Interview. Face à certains troubles du sommeil, la thérapie cognitivo-comportementale peut conduire à de considérables améliorations.
Pour 43% des Suisses, les problèmes d’insomnie sont une réalité régulière. Si ces difficultés à trouver le sommeil se révèlent souvent passagères, elles se transforment parfois en un véritable cercle vicieux se prolongeant sur des mois, voire des années.
Face à de telles situations, il est important non seulement de retrouver une bonne hygiène du sommeil, mais aussi de se départir d’une trop grande attente sur la façon dont doivent se dérouler les nuits, car des inquiétudes excessives peuvent engendrer une aggravation de l’insomnie. Ce sont notamment sur ces aspects que travaille la thérapie cognitivo-comportementale (TCC). Cette approche a démontré d’excellents résultats, y compris sur des patients voulant arrêter les somnifères. Le point avec Katerina Espa Cervena, psychiatre au laboratoire du sommeil des HUG.
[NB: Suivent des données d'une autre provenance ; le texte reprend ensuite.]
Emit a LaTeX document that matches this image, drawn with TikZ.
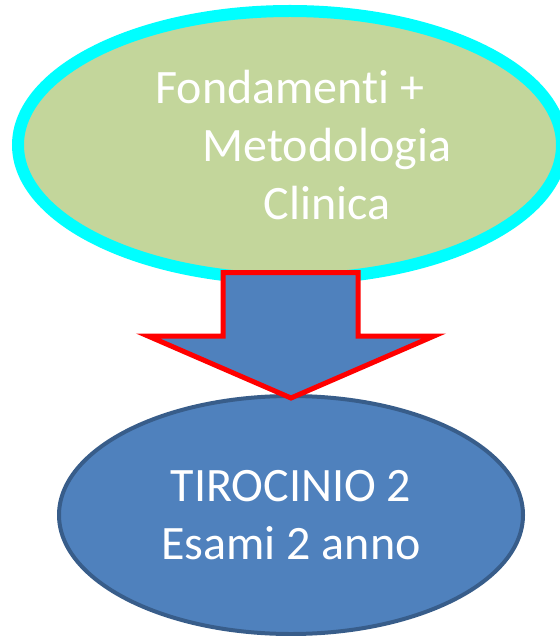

Comment la TCC fonctionnet-elle pour traiter les problèmes d’insomnie?
Cette approche multimodale s’attaque à différents fronts simultanément. D’un côté, elle va s’adresser à certaines habitudes, croyances ou anxiétés liées au sommeil pouvant faire perdurer les problèmes d’insomnie. Il s’agit notamment de déconditionner le patient par rapport au lit, en lui demandant d’éviter à tout prix d’y lire, d’y manger, d’y regarder la télévision ou encore de s’y tracasser. Les seules activités autorisées y étant le sommeil et le sexe. D’un autre côté, on vise une amélioration de l’hygiène du sommeil. Cette démarche s’appuie sur plusieurs recommandations. On demande par exemple au patient d’avoir des soirées calmes, sans stimulations intellectuelles ou émotionnelles intenses jusqu’à deux heures avant le coucher. Il faut également être attentif à maintenir une température adéquate dans la chambre, manger léger le soir et éviter la prise de substances stimulantes, comme la caféine et l’alcool, plusieurs heures avant d’aller au lit. Enfin, il est très important d’observer des rythmes stricts de lever et de coucher. Ces restrictions peuvent être très sévères au début de la thérapie, par exemple pas plus de cinq heures par nuit, pour progressivement atteindre une durée de sommeil correcte. Cette privation volontaire aura pour conséquence de booster la régulation homéo-statique du sommeil et, ainsi, d’aller au lit vraiment fatigué. De quoi redonner confiance au patient en ses capacités à dormir.
L’insomnie est souvent le fait d’événements déclenchants. Quels sont-ils en règle générale?
Il s’agit le plus souvent d’un stress professionnel ou familial. Certains patients pensent que seuls un deuil ou un licenciement peuvent déclencher une insomnie, mais en réalité il s’agit, la plupart du temps, de plusieurs facteurs de stress mis bout à bout. De même, des épisodes heureux peuvent aussi déclencher des troubles du sommeil chez les personnes qui y sont prédisposées.
Justement, pourquoi, face à des événements de nature identique, certaines personnes vont développer une insomnie et d’autres pas?
Il existe des facteurs prédisposants. Ceux-ci peuvent être d’ordre génétique, d’autres sont davantage de nature psychologique. Les personnes à tendance perfectionniste, par exemple, sont plus à risque de développer une insomnie chronique.
Combien de séances sont-elles nécessaires pour obtenir des résultats?
Pour les thérapies de groupe, on prescrit en général huit séances hebdomadaires d’une durée d’une heure et demie à deux heures. Individuellement, le processus est plus souple. Il faut prévoir en moyenne quatre ou cinq séances. Tout dépend de la vitesse à laquelle on adhère au concept.
La TCC est-elle efficace pour le sevrage des somnifères?
La prise de benzodiazépine n’est pas un obstacle pour la TCC, mais il faut néanmoins prévoir un sevrage très lent. Il est généralement recommandé de diminuer la dose de 25% par semaine, mais cela peut parfois être trop brutal pour certains patients chez qui cela renforce le sentiment d’échec. C’est pourquoi j’utilise le principe de la lime à ongles. Au début on donne une dizaine de coups de lime au comprimé, ce qui ne représente presque rien sur le plan pharmacologique, mais beaucoup au niveau psychologique. Puis on augmente petit à petit en fonction du patient. Cela peut prendre plusieurs mois, mais cela permet d’éviter les effets secondaires liés à l’arrêt des somnifères.